start COLLECTED DATA

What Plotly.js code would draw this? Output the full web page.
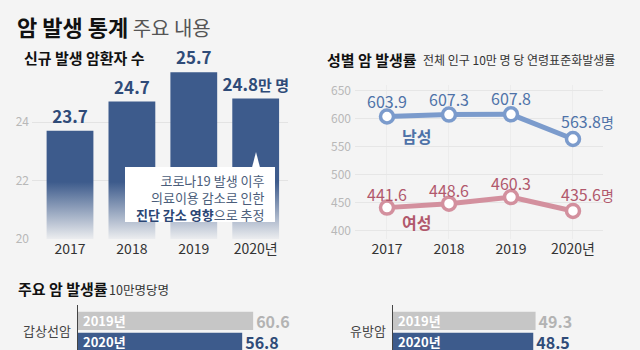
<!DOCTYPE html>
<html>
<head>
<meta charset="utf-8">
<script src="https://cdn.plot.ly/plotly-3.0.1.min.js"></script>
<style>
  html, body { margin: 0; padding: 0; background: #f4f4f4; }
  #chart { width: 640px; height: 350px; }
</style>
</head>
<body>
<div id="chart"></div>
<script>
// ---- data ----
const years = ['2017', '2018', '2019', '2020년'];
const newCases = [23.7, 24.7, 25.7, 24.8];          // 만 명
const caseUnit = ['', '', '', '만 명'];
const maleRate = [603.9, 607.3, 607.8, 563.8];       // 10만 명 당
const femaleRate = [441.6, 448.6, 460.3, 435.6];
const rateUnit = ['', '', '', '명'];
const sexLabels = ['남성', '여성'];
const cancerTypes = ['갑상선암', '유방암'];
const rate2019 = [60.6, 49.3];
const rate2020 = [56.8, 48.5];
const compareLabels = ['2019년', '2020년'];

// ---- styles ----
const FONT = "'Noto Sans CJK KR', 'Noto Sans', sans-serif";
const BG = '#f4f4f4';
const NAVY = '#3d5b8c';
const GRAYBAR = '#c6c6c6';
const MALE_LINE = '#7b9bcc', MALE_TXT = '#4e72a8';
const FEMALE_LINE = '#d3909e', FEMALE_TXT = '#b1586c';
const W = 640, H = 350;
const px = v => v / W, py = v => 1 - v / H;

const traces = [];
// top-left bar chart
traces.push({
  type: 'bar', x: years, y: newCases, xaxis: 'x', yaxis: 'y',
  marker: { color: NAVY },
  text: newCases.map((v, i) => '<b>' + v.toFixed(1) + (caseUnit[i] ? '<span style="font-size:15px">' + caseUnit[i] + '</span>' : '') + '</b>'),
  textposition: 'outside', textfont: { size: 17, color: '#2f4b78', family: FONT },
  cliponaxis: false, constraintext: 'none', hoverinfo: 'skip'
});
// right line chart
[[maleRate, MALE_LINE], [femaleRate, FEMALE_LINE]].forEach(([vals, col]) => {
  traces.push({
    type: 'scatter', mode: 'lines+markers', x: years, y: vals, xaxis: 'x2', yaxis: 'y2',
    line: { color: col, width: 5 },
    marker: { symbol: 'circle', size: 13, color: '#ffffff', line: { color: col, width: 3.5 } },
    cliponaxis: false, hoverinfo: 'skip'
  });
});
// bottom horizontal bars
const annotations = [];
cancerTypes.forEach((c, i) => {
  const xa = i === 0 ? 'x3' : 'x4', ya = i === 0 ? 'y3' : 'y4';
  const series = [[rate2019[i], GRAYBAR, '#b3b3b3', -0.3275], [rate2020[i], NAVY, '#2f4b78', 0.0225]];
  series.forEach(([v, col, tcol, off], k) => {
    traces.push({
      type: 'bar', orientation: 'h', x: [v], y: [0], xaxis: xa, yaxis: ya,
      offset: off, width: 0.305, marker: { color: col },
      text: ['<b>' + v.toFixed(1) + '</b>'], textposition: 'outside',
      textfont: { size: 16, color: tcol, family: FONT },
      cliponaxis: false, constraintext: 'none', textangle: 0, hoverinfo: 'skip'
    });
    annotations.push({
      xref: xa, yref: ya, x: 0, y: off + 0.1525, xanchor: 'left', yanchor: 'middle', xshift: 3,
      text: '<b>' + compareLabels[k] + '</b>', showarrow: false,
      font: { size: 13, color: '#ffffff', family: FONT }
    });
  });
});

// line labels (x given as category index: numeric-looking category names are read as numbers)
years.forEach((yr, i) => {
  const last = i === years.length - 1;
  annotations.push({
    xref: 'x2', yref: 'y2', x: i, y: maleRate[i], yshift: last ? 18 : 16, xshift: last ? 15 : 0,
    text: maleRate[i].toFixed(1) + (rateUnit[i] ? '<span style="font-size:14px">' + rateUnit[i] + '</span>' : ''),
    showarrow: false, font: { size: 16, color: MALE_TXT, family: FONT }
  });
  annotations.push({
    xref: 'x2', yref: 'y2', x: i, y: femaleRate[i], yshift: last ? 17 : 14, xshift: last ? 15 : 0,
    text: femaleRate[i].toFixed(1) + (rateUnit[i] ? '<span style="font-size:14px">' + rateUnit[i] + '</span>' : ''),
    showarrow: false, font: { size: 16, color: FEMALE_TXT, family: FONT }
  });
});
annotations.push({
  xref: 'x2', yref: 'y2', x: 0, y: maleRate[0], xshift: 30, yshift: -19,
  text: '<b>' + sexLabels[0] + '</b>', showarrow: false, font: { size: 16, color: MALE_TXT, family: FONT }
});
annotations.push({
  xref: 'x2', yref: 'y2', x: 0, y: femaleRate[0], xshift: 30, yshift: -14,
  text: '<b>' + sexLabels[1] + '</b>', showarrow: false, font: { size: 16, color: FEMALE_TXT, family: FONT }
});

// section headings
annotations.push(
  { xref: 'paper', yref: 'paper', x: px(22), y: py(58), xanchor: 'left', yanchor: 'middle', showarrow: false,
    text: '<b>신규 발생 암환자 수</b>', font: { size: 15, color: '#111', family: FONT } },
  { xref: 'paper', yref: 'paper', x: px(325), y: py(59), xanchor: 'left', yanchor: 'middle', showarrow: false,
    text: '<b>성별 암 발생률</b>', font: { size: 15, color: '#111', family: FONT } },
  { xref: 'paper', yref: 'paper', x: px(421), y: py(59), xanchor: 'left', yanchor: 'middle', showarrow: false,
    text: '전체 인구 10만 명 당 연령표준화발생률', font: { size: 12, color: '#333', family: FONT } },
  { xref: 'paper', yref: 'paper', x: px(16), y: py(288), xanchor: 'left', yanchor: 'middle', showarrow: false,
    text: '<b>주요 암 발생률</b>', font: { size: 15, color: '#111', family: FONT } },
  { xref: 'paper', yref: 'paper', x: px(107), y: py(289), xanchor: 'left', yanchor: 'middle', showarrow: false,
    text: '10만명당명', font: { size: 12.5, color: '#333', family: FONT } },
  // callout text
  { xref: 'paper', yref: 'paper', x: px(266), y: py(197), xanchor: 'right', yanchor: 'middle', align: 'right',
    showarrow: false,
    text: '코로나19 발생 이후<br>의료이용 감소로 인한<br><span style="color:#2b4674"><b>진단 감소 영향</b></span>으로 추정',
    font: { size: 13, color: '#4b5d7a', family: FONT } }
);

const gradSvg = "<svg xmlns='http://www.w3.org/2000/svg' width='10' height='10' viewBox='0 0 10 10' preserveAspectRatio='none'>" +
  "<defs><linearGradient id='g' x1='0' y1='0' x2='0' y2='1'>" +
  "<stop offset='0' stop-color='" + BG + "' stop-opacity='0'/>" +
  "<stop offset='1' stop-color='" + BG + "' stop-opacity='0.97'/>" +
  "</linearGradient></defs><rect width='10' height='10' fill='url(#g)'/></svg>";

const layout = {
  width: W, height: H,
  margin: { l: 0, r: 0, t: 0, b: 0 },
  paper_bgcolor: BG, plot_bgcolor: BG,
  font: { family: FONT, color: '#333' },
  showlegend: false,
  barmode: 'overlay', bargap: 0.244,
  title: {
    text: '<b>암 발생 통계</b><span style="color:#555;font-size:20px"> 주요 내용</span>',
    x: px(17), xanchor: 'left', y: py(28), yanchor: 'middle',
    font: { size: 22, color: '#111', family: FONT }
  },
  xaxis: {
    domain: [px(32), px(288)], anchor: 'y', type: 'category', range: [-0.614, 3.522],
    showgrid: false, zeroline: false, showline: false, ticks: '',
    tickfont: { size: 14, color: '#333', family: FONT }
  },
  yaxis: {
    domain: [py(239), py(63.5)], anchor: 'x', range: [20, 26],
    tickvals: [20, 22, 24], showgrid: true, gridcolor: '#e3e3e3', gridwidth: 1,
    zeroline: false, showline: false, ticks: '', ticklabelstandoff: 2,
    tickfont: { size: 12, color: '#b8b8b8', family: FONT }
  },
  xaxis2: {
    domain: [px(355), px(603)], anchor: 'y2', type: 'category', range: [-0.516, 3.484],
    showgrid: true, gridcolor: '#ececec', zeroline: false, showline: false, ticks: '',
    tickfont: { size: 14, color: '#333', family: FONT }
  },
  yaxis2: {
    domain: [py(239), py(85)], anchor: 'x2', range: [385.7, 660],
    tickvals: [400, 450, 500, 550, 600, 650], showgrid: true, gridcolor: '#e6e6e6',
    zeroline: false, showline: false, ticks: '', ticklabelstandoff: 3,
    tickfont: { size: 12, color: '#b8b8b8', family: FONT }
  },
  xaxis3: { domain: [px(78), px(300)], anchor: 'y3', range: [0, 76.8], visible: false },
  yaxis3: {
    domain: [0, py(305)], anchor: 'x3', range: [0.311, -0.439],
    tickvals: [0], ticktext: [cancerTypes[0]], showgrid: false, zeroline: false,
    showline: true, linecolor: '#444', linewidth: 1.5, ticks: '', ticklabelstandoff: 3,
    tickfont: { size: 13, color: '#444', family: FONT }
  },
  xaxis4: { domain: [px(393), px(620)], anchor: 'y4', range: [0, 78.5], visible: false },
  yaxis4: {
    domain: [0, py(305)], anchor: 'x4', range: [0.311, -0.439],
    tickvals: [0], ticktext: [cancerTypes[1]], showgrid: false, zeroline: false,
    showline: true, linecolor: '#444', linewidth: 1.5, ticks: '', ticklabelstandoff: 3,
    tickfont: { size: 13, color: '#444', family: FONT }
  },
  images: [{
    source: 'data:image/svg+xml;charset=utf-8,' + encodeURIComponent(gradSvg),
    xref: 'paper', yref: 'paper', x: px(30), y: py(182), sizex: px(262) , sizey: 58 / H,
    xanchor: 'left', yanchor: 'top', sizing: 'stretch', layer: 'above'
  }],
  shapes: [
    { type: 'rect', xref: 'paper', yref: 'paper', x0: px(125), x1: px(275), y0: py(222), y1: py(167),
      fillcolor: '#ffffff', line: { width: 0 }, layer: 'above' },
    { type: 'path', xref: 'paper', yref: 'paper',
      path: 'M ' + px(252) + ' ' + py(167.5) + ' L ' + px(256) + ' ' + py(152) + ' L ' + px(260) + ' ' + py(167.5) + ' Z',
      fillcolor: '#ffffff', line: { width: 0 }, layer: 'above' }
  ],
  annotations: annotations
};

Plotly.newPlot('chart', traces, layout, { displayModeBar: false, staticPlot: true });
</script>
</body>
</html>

end COLLECTED DATA

THE TASK:
Please repeat exactly the data above from its first line to the line that contains "const px = v => v / W, py = v => 1 - v / H;", inclusive, and leave every picture out.

ANSWER TO THIS PROBLEM:
What Plotly.js code would draw this? Output the full web page.
<!DOCTYPE html>
<html>
<head>
<meta charset="utf-8">
<script src="https://cdn.plot.ly/plotly-3.0.1.min.js"></script>
<style>
  html, body { margin: 0; padding: 0; background: #f4f4f4; }
  #chart { width: 640px; height: 350px; }
</style>
</head>
<body>
<div id="chart"></div>
<script>
// ---- data ----
const years = ['2017', '2018', '2019', '2020년'];
const newCases = [23.7, 24.7, 25.7, 24.8];          // 만 명
const caseUnit = ['', '', '', '만 명'];
const maleRate = [603.9, 607.3, 607.8, 563.8];       // 10만 명 당
const femaleRate = [441.6, 448.6, 460.3, 435.6];
const rateUnit = ['', '', '', '명'];
const sexLabels = ['남성', '여성'];
const cancerTypes = ['갑상선암', '유방암'];
const rate2019 = [60.6, 49.3];
const rate2020 = [56.8, 48.5];
const compareLabels = ['2019년', '2020년'];

// ---- styles ----
const FONT = "'Noto Sans CJK KR', 'Noto Sans', sans-serif";
const BG = '#f4f4f4';
const NAVY = '#3d5b8c';
const GRAYBAR = '#c6c6c6';
const MALE_LINE = '#7b9bcc', MALE_TXT = '#4e72a8';
const FEMALE_LINE = '#d3909e', FEMALE_TXT = '#b1586c';
const W = 640, H = 350;
const px = v => v / W, py = v => 1 - v / H;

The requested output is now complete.